Meet our election experts: Kevin Leicht, Sociology

Kevin Leicht, sociology professor

Photo by Bill Adams.

The middle class stands front and center among Kevin Leicht’s academic interests.

Leicht, chair of the Department of Sociology in the University of Iowa College of Liberal Arts and Sciences, is an expert on political sociology. He has researched and published a book about how the state of the middle class affects elections, how politicians communicate to the middle class, and middle class issues.

“I enjoy studying the middle class because I’m a product of it,” Leicht says. “I became interested in this topic because I see a way of life disappearing as a result of conscious choices we are making.”

Leicht’s teaching focuses on political communication, elections, tax and fiscal policy, and comparative politics. He holds various roles—director of the Iowa Social Science Research Center and co-director of the UI Institute for Inequality Studies among them. Outside the classroom, Leicht gives presentations about the changing economic and social landscape of the United States. He speaks with various newspapers, magazines, and radio stations…and on this occasion, with fyi.

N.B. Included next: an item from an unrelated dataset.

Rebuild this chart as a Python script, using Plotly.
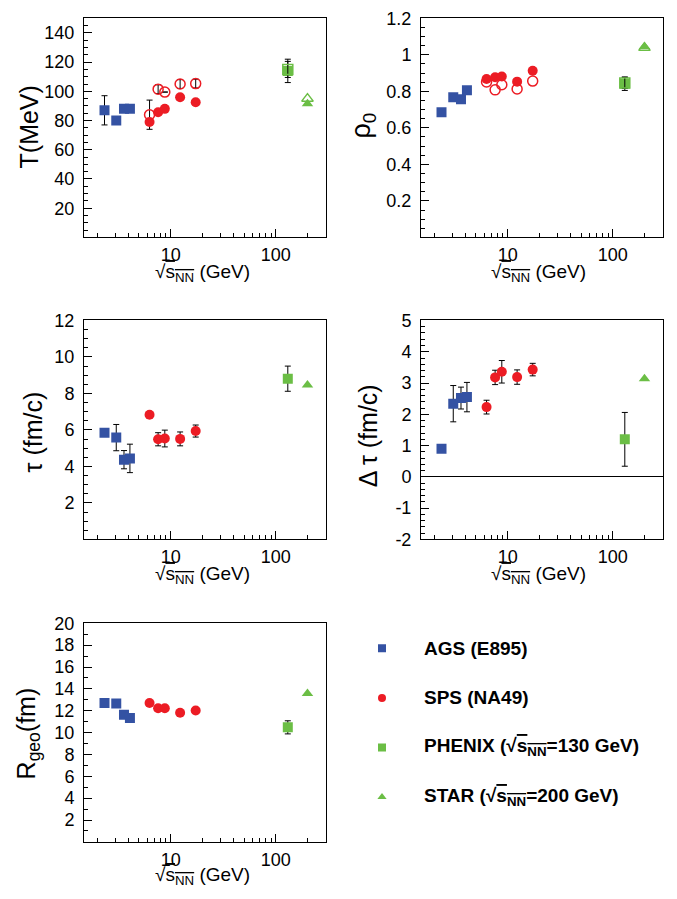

Why did you become interested in researching middle class issues?
I became more interested in research on politics during the early and mid-1980s, when there were big economic changes afoot and steady manufacturing jobs were being destroyed. At that time I was a postdoctoral fellow at Ohio State University, and became very interested in why politicians who talked about free markets seemed willing to provide virtually any form of economic assistance to lure businesses to their state. This interest turned into a long-term collaboration with Craig Jenkins at Ohio State on the overall economic and social consequences of the state governments engaging in these activities.

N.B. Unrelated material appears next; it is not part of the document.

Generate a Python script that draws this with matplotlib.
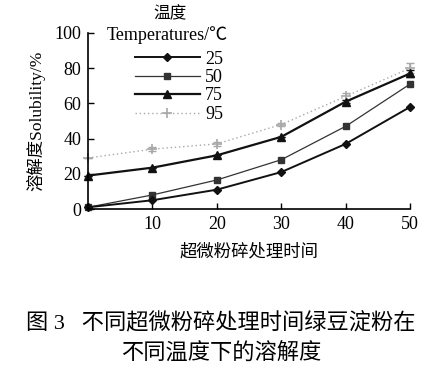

My work on middle class issues evolved from that original research program. I was skeptical of the idea that the economic policies started in the 1980s at the federal and state levels would help working Americans. In my book Post-Industrial Peasants: The Illusion of Middle Class Prosperity, Scott Fitzgerald and I laid out the evidence that the American middle class was living an illusion. The things that identify people as middle class—home ownership, cars, and college educations—were being paid for with easily available credit advanced by lenders who didn’t have to bear the risk of the loans they were advancing. This credit became an economic and political substitute for steady and rising wages and earnings.

What is the current state of the middle class?
Overall, not good. The aftermath of the housing bubble and record number of home foreclosures have permanently damaged the wealth accumulation of an entire generation of Americans.

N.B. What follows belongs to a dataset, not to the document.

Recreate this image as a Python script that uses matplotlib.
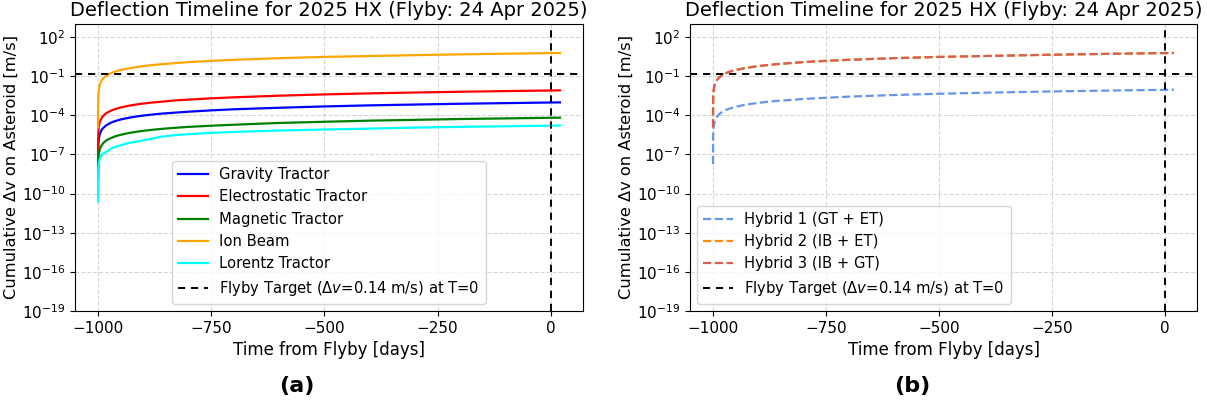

Consumer debt is dropping, which is a good thing, but much of that drop is happening because lenders are writing off debts as uncollectable. Consumer confidence is at the lowest level it has been for a generation, and credit is not available for many who would have been evaluated as good credit risks in earlier years.

College graduates are facing a labor market that is as bad or worse than the labor market of the early 1980s, and there is abundant evidence that the inability to make a strong start in the labor market after school permanently affects lifetime earnings, job prospects, and wealth and accumulation.

Rising income inequality, a tax system that openly favors unearned income and punishes earnings from wages, and a political system thick with lobbyists representing financial services and banks mean the traditional sources of support that people could look to during bad economic times are not there.

How will the state of the middle class affect the 2012 election?
Both the Tea Party and Occupy Wall Street movements are reflections of widespread dissatisfaction with the current state of affairs. While the messages of both groups are often muddled, amorphous, and contradictory, they do reflect a general sense that our political and economic systems have lost any sense of fairness.

Historically, the party of the president usually takes the fall for economic numbers that look like ours right now. If there isn’t substantial improvement in unemployment, job creation, wages and earnings, and consumer spending, President Obama will be in trouble. What isn’t clear is whether the Republicans can produce a coherent alternative. Both developments make the outcome of the 2012 election very difficult to predict. We could very well end up with Romney as president and a House and Senate that are Democratic.

How do politicians communicate to the middle class?
The major vehicle for communicating with the middle class for the past 30 years has been to deny that America has social classes. The major vehicle for avoiding this subject is to engage in culturally divisive rhetoric that doesn’t tie social differences between people to income, wealth, or to claim that a lack of income and wealth result from cultural inferiority.

Politicians love to communicate to the middle class—about anything other than jobs and money.

How much has changed about the middle class since your aforementioned book was published in 2007?
The most fundamental change happened as a result of the 2008 recession. Once the credit bubble burst, the mass illusion that consumption could be based on borrowing rather than earning was exposed as just that—an illusion. This has led to a lot of soul searching and contemplation. Some of that is expressed in the Tea Party and Occupy Wall Street movements, but much of it is expressed in subtle, day-to-day changes in behavior: less consumption, paying down credit cards, saving money, and attempting to embrace lifestyles that revolve less around material goods. Whether all that can jell into a coherent political force is the million-dollar question.